Despite all the success, O'Callaghan has stayed grounded. Even now, she still isn't always sure what is happening, as she explained at Duel in the Pool last week.

"I'm wondering what's happening next and just looking what everyone else is doing," O'Callaghan said.

"Honestly, I didn't know my event order today. I kind of knew I was just doing for events and just kind of went with that."

That's not to say that she's not feeling the pressure of the world on her shoulders, though.

"Last year, there was just nothing like I went to the Olympics and started building my way up.

"And then all of a sudden this year, it just kind of all hit me in one go. And it's been a bit hard at the start. Especially well, for Worlds, I struggled a lot mentally, after trials, to get back into the rhythm and enjoy swimming.

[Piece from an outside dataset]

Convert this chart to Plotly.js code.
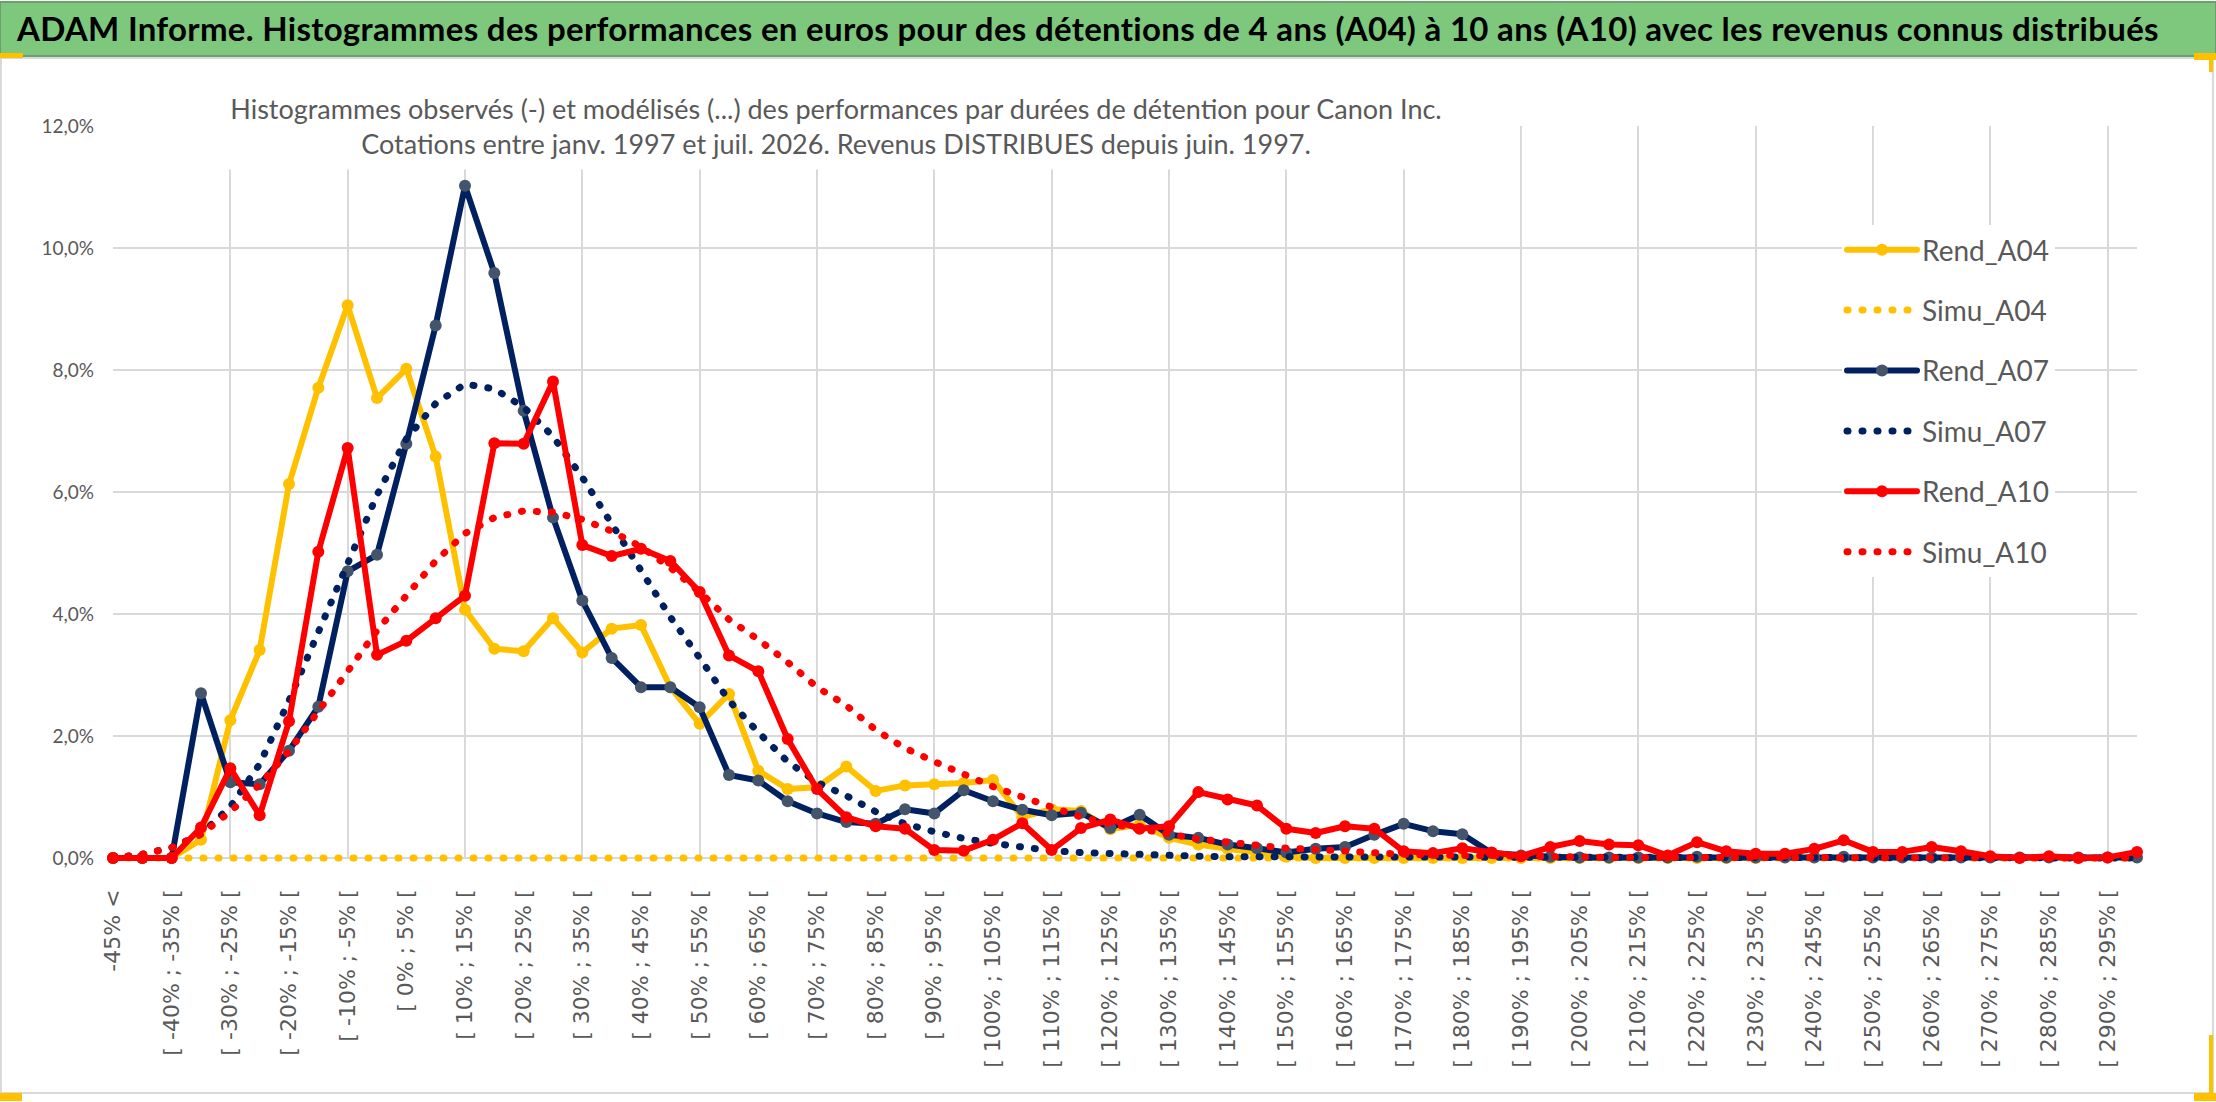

"I guess the pressure kind of got to me a little bit but come games and all that. I guess just having the team with me definitely helps."

Despite all the pressure and all the stress of an arduous campaign, O'Callaghan decided to swim the National Short Course championships last week, explaining that she was happy to have every racing opportunity.

"I haven't swam short course, since maybe 2020 or 2020 on 2019. So I was like, I'll give it a crack, maybe go to Worlds if I want to. But I'm gonna have a break afterwards. So I definitely need that."

And the break is well deserved for O'Callaghan. Named Swimmer of the Year, the teenager has well and truly broken out this year, and was fittingly recognised.

Mollie O'Callaghan (in the water) is congratulated by teammates after winning a relay for Australia at Duel in the Pool. Image: Delly Carr / Swimming Australia

Mollie O'Callaghan (in the water) is congratulated by teammates after winning a relay for Australia at Duel in the Pool. Image: Delly Carr / Swimming Australia

The 18-year-old is expected to be named to the Australian Dolphins for the World Short Course Championships in Melbourne in December. It will mark her fourth Australian team of the year and her fifth in a year and a half.

The way she is swimming, though, it will be far from her last. O'Callaghan is already challenging the likes of Emma McKeon, Shayna Jack and Summer McIntosh in the freestyle events and is considering adding backstroke to her program.

At Duel in the Pool, Dolphins coach Rohan Taylor explained how impressed he was with the young star and her dabbling in another stroke.

"I don’t know what her [Mollie] and her coaches plan is, but I know that definitely, that depends on where [backstroke] sits in the program.

"She swam it at trials; she’s definitely doing some backstroke work for sure. Whether the 100m fits in for Paris, I’m not sure, but I wouldn’t be surprised."

He also explained that O'Callaghan had pushed back her break to be able to take on the recent racing block at Duel in the Pool and the National Short Course Championships.

"Mollie was one of the ones that originally was selected (form being a medalist from the Olympics - the preselection we did for those guys), and then she came to me and said she probably won’t do it because it will be a long time away, and then came back to me when we were on the tour and said ‘I want to do it.'

"I think because the girls on the team were talking about how much fun it would be, and then she came in, and now she wants to go to World Short-Course too, so she’s put that all back on the table.

"When you’re on that trajectory of going up, I think you take every opportunity you can to race."

And race, O'Callaghan will. Likely very, very fast. In fact, like a Mollie Missile has been released.